Avoiding Foreclosure Has More Than One Advantage
I got a sobering call from a former client this morning. They had been hit hard by this recession, including job loss, divorce, and ultimately foreclosure on their home. They had to leave Colorado Springs for work, and settled in the Denver area where the job market is larger. Happily, things are looking up, life was getting back to ‘good’, and the future looks bright. Not so happily, the bank that had refused several short sale offers and had ultimately foreclosed on them, has begun pursuing them for a deficiency judgement, 2 years after the foreclosure. Apparently the bank had been stalking their credit to see if things were better, and now that they were, the bank was going after them.

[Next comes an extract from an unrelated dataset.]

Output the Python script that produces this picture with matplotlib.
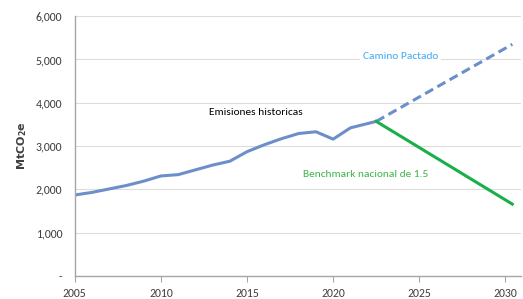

The client has a good lawyer, and high hopes that this will all eventually go away, but it underscores a couple of things.
- A foreclosure does not necessarily end collection efforts by the lender, unless a bankruptcy is also involved, not always an easy combination to stomach, and not always even possible under current bankruptcy laws.
- Future purchase ability can be adversely affected for a long time, even if things do turn around.
- Big Brother really is watching, and if a bank takes a hit, you can’t assume they are ignorant of any new circumstances you find yourself in.
- Banks can be pretty stupid and vindictive sometimes. Had they taken one of the short sale offers at the beginning, both the costs of the foreclosure, the magnitude of their loss, and the current legal expenditures could all have been avoided.
Hopefully this isn’t too scary, unless you are contemplating a ‘strategic default’. If you are, hopefully this will convince you otherwise, because sometimes banks don’t mess around, and it can ruin more than just your whole day.